“Welcome to the magic kingdom,” said a ticket-taker at the Pitchfork Music Festival. Irony and humor aside, the volunteer’s invocation of the idea of Walt Disney World was quite apt. Music festivals – especially multi-day fests – are often not terribly pleasant experiences. Long days on your feet out in the sun, packed in with thousands of strangers and forced to doll out wads of cash on water and crummy food.
The Pitchfork Music Festival, created by the popular music website of the same name, on the other hand, provided one of the most pleasant massive live-music experiences imaginable. The fifth-annual festival (sixth if you count the Pitchfork-curated Intonation Festival in ’05) filled Union Park with three days of eclectic music. Lineup aside, the atmosphere fused everything that makes a festival like Pitchfork an enjoyable, unique experience. Absent were the massive banners advertising brand “x” and “y,” with only a handful of booths displaying their brand name in spare parts of the park. The slaughterhouse feel that pervades many Live Nation-branded festivals and parks was missing too: The price of food was low, the cost of water was lower (and continued to drop with the heat) and those who worked the festival treated attendees with, well, a proper sense of camaraderie. As the staff made an effort to pass free bottles of water to those in need and brought a Greyhound onto the park grounds for anyone seeking air conditioning, the sense of compassion amongst attendees was high thanks to a shared love of the music being played.
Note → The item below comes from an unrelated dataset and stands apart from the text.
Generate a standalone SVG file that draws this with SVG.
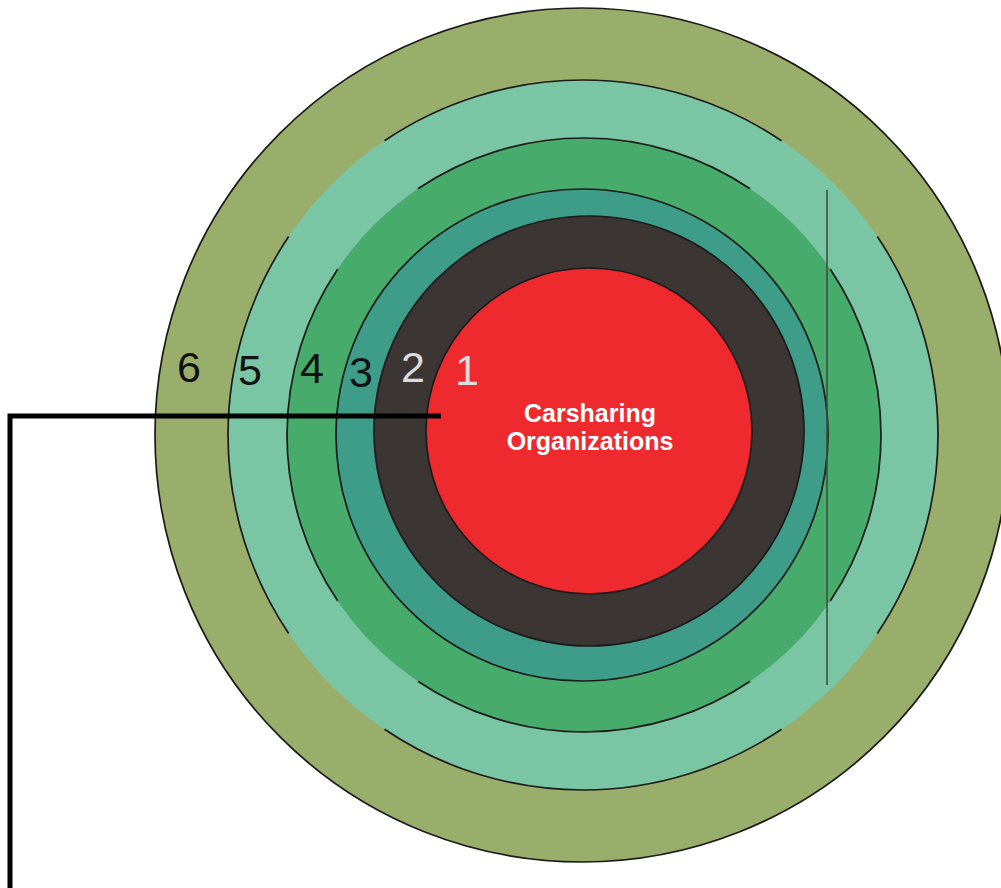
<svg xmlns="http://www.w3.org/2000/svg" width="1001" height="888" viewBox="0 0 1001 888">
  <style>
    .edge { fill: none; stroke: #1c1a1a; stroke-width: 1.7; }
    .disc { stroke: #1c1a1a; stroke-width: 1.7; }
    .num { font-family: "Liberation Sans", Arial, sans-serif; font-size: 43px; text-anchor: middle; }
    .dark { fill: #111111; }
    .light { fill: #dcdcdc; }
    .core { font-family: "Liberation Sans", Arial, sans-serif; font-size: 25px; font-weight: bold; fill: #ffffff; text-anchor: middle; }
    .lead { fill: none; stroke: #000000; stroke-width: 5; stroke-linejoin: miter; }
  </style>
  <rect width="1001" height="888" fill="#ffffff"/>

  <!-- ring 6 (outermost) -->
  <g id="ring6">
    <circle class="disc" cx="582" cy="435" r="427" fill="#9aae6b"/>
  </g>

  <!-- ring 5: outline broken along the diagonals -->
  <g id="ring5">
    <circle cx="583" cy="435" r="355" fill="#79c5a4"/>
    <path class="edge" d="M877.3,236.5 A355,355 0 0 1 877.3,633.5"/>
    <path class="edge" d="M781.5,729.3 A355,355 0 0 1 384.5,729.3"/>
    <path class="edge" d="M288.7,633.5 A355,355 0 0 1 288.7,236.5"/>
    <path class="edge" d="M384.5,140.7 A355,355 0 0 1 781.5,140.7"/>
  </g>

  <!-- ring 4: outline broken along the diagonals -->
  <g id="ring4">
    <circle cx="584" cy="435" r="297" fill="#47ab6c"/>
    <path class="edge" d="M830.2,268.9 A297,297 0 0 1 830.2,601.1"/>
    <path class="edge" d="M750.1,681.2 A297,297 0 0 1 417.9,681.2"/>
    <path class="edge" d="M337.8,601.1 A297,297 0 0 1 337.8,268.9"/>
    <path class="edge" d="M417.9,188.8 A297,297 0 0 1 750.1,188.8"/>
  </g>

  <!-- ring 3 -->
  <g id="ring3">
    <circle class="disc" cx="582" cy="435" r="246" fill="#3e9d89"/>
  </g>

  <!-- ring 2 -->
  <g id="ring2">
    <circle class="disc" cx="589" cy="431" r="215" fill="#3b3634"/>
  </g>

  <!-- ring 1: core -->
  <g id="ring1">
    <circle class="disc" cx="589" cy="431" r="163" fill="#ee2a2f"/>
    <text class="core" x="590" y="422">Carsharing</text>
    <text class="core" x="590" y="450">Organizations</text>
  </g>

  <!-- vertical marker line on the right -->
  <g id="marker">
    <line x1="827" y1="190" x2="827" y2="685" stroke="#3d4f45" stroke-width="1.6"/>
  </g>

  <!-- ring numbers -->
  <g id="labels">
    <text class="num dark" x="189" y="382">6</text>
    <text class="num dark" x="250" y="385">5</text>
    <text class="num dark" x="312" y="383">4</text>
    <text class="num dark" x="361" y="387">3</text>
    <text class="num light" x="413" y="382">2</text>
    <text class="num light" x="467" y="385">1</text>
  </g>

  <!-- elbow leader from the core down to the page edge -->
  <g id="connectors">
    <path class="lead" d="M441,416 H10 V888"/>
  </g>
</svg>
The music itself was another story. If anyone was skeptical of Pitchfork’s diversity of musical taste, one glance at the festival’s two main stages would have changed their mind quickly. With a schedule that sandwiched a performance by the toned-down, orchestral indie stylings of St. Vincent between sets by spazzy, hard-and-heavy noise duo Lightening Bolt and the electro-dance crew known as Major Lazer, it’s hard to argue against the festival having featured varied genres of music.
It made for a festival that was exciting, exhausting and hard to predict. Like any mass gathering of musicians, there are a few bum notes. Panda Bear proved an utter bore, divorcing whatever tunefulness and individuality he brought to his medium of electronic-drone and churning out a fairly uninteresting and excruciatingly long set. Similarly, Girls sucked what little life was in their stylistically-pedicured fuzz-rock out of their performance and left it elsewhere. Hampered by audio glitches, Sleigh Bells grasped for something – anything – to help them make noise and stand out against the brazenly loud pre-recorded instrumental track that threatened to swallow the duo whole. Liars‘s post-punk noise freakouts seemed to evaporate into thin air before the emotional complexity of the tunes registered with the crowd.
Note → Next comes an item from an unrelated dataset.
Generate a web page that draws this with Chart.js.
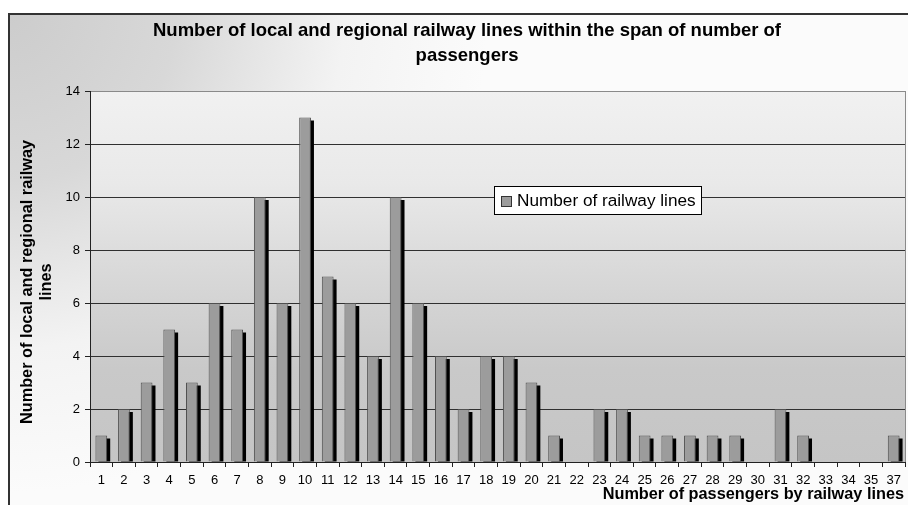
<!DOCTYPE html>
<html>
<head>
<meta charset="utf-8">
<script src="https://cdn.jsdelivr.net/npm/chart.js@4"></script>
<style>
  html, body { margin: 0; padding: 0; background: #ffffff; }
  canvas { display: block; }
</style>
</head>
<body>
<canvas id="chart" width="908" height="505"></canvas>
<script>
// Number of passengers by railway lines (category labels) and how many lines fall in each span
const categories = ['1','2','3','4','5','6','7','8','9','10','11','12','13','14','15','16','17','18',
                    '19','20','21','22','23','24','25','26','27','28','29','30','31','32','33','34','35','37'];
const lineCounts = [1, 2, 3, 5, 3, 6, 5, 10, 6, 13, 7, 6, 4, 10, 6, 4, 2, 4,
                    4, 3, 1, 0, 2, 2, 1, 1, 1, 1, 1, 0, 2, 1, 0, 0, 0, 1];
const yMin = 0;
const yMax = 14;
const yStep = 2;

const seriesLabel = 'Number of railway lines';
const chartTitle = ['Number of local and regional railway lines within the span of number of', 'passengers'];
const yTitle = ['Number of local and regional railway', 'lines'];
const xTitle = 'Number of passengers by railway lines';

const FONT = '"Liberation Sans", Arial, sans-serif';
const BAR_FILL = '#9c9c9c';
const BAR_EDGE = '#505050';

// Backgrounds: outer frame with corner shading and the plot area with vertical shading
const backgroundPlugin = {
  id: 'backgrounds',
  beforeDraw(chart) {
    const ctx = chart.ctx;
    const { width, height } = chart;
    const area = chart.chartArea;
    ctx.save();
    ctx.fillStyle = '#ffffff';
    ctx.fillRect(0, 0, width, height);

    const g = ctx.createRadialGradient(8, 13, 0, 8, 13, 480);
    g.addColorStop(0, '#cccccc');
    g.addColorStop(0.35, '#d8d8d8');
    g.addColorStop(0.7, '#f3f3f3');
    g.addColorStop(1, '#fbfbfb');
    ctx.fillStyle = g;
    ctx.fillRect(8, 13, width - 8, height - 13);

    ctx.strokeStyle = '#333333';
    ctx.lineWidth = 2;
    ctx.beginPath();
    ctx.moveTo(9, height);
    ctx.lineTo(9, 14);
    ctx.lineTo(width, 14);
    ctx.stroke();

    const pg = ctx.createLinearGradient(0, area.top, 0, area.bottom);
    pg.addColorStop(0, '#f1f1f1');
    pg.addColorStop(0.25, '#e9e9e9');
    pg.addColorStop(0.5, '#d8d8d8');
    pg.addColorStop(0.75, '#c9c9c9');
    pg.addColorStop(1, '#c5c5c5');
    ctx.fillStyle = pg;
    ctx.fillRect(area.left, area.top, area.right - area.left, area.bottom - area.top);

    // right edge of plot frame
    ctx.strokeStyle = '#8a8a8a';
    ctx.lineWidth = 1;
    ctx.beginPath();
    ctx.moveTo(Math.round(area.right) + 0.5, area.top);
    ctx.lineTo(Math.round(area.right) + 0.5, area.bottom);
    ctx.stroke();
    ctx.restore();
  }
};

// Black drop shadow to the lower right of each bar
const shadowPlugin = {
  id: 'barShadow',
  beforeDatasetsDraw(chart) {
    const ctx = chart.ctx;
    const meta = chart.getDatasetMeta(0);
    const area = chart.chartArea;
    ctx.save();
    ctx.beginPath();
    ctx.rect(area.left, area.top, area.right - area.left, area.bottom - area.top);
    ctx.clip();
    ctx.fillStyle = '#000000';
    meta.data.forEach((bar, i) => {
      if (!lineCounts[i]) return;
      const p = bar.getProps(['x', 'y', 'base', 'width'], true);
      const left = p.x - p.width / 2 + 3;
      const top = p.y + 3;
      if (p.base > top) ctx.fillRect(left, top, p.width, p.base - top);
    });
    ctx.restore();
  }
};

// Titles and the boxed legend
const textPlugin = {
  id: 'texts',
  afterDraw(chart) {
    const ctx = chart.ctx;
    const area = chart.chartArea;
    ctx.save();
    ctx.fillStyle = '#000000';
    ctx.textBaseline = 'middle';

    ctx.font = 'bold 18.5px ' + FONT;
    ctx.textAlign = 'center';
    chartTitle.forEach((line, i) => ctx.fillText(line, 467, 31 + i * 25));

    ctx.save();
    ctx.translate(28, 282);
    ctx.rotate(-Math.PI / 2);
    ctx.font = 'bold 16.3px ' + FONT;
    yTitle.forEach((line, i) => ctx.fillText(line, 0, i * 18.5));
    ctx.restore();

    ctx.font = 'bold 16.3px ' + FONT;
    ctx.textAlign = 'right';
    ctx.fillText(xTitle, area.right - 1, 495);

    // legend
    const lx = 494.5, ly = 186.5, lw = 207, lh = 28;
    ctx.fillStyle = '#ffffff';
    ctx.fillRect(lx, ly, lw, lh);
    ctx.strokeStyle = '#000000';
    ctx.lineWidth = 1;
    ctx.strokeRect(lx, ly, lw, lh);
    const ds = chart.data.datasets[0];
    ctx.fillStyle = ds.backgroundColor;
    ctx.fillRect(501.5, 196.5, 10, 10);
    ctx.strokeStyle = '#333333';
    ctx.strokeRect(501.5, 196.5, 10, 10);
    ctx.fillStyle = '#000000';
    ctx.textAlign = 'left';
    ctx.font = '17.2px ' + FONT;
    ctx.fillText(ds.label, 517, 201.5);
    ctx.restore();
  }
};

new Chart(document.getElementById('chart'), {
  type: 'bar',
  data: {
    labels: categories,
    datasets: [{
      label: seriesLabel,
      data: lineCounts,
      backgroundColor: BAR_FILL,
      borderColor: BAR_EDGE,
      borderWidth: ctx => (ctx.raw ? 1 : 0),
      borderSkipped: 'bottom',
      categoryPercentage: 1,
      barPercentage: 0.52
    }]
  },
  options: {
    responsive: false,
    devicePixelRatio: 1,
    animation: false,
    events: [],
    layout: { padding: { top: 91, right: 3, left: 0, bottom: 0 } },
    plugins: {
      legend: { display: false },
      title: { display: false },
      tooltip: { enabled: false }
    },
    scales: {
      x: {
        offset: true,
        grid: {
          display: true,
          offset: true,
          drawOnChartArea: false,
          drawTicks: true,
          tickLength: 5,
          color: '#222222'
        },
        border: { display: true, color: '#222222', width: 1 },
        ticks: {
          autoSkip: false,
          maxRotation: 0,
          minRotation: 0,
          padding: 6,
          color: '#000000',
          font: { family: FONT, size: 13 }
        },
        afterFit(scale) { scale.height = 43; }
      },
      y: {
        min: yMin,
        max: yMax,
        ticks: {
          stepSize: yStep,
          padding: 5,
          color: '#000000',
          font: { family: FONT, size: 13 }
        },
        grid: {
          drawTicks: true,
          tickLength: 5,
          color: ctx => (ctx.tick && ctx.tick.value === yMax ? '#8a8a8a' : '#303030'),
          tickColor: '#222222'
        },
        border: { display: true, color: '#222222', width: 1 },
        afterFit(scale) { scale.width = 90; }
      }
    }
  },
  plugins: [backgroundPlugin, shadowPlugin, textPlugin]
});
</script>
</body>
</html>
Fortunately, a lot of these little glitches were few and far between. Throughout the three-day festival lay many solid sets, surprises and genuinely fantastic musical voices. Robyn and Delorean brought some excellent dance tunes that simmered in the heat, while LCD Soundsystem made some emotionally-taught freak-out funk live on through the night. Alienation sounded great, as Titus Andronicus churned out fist-pumping, Americana-soaked crust punk for all to enjoy, while WHY? tackled the issue with a distinctly American hybridization of hip-hop, indie, electronica and some curveball experimentation tossed in. Beach House succeeded where many atmospheric bands would have failed, tossing out finely-focused, dreamy anti-folk tunes, while the equally aurally-focused group CAVE churned out a handful of lean, mean krautrock-inspired, classic rock-inflected jams. Big Boi cranked out old OutKast material and solo songs like there was no tomorrow.
The list goes on, quite literally, and it’s hard to squeeze in every last band. Sure, not every band arrived with the same eye-grabbing status that Sunday night headliner Pavement brought with it (the band put on a perfectly imperfect performance, which, depending on who you talk to, is either good or bad), but many acts had some great moments. However, the real kicker may not have been in the complex guitar noodling on stage C at a specific time, but that everything seemed to come together so well in the span of three days: The bands, the fans and the atmosphere blended together in one great, euphoric event. A magic kingdom indeed.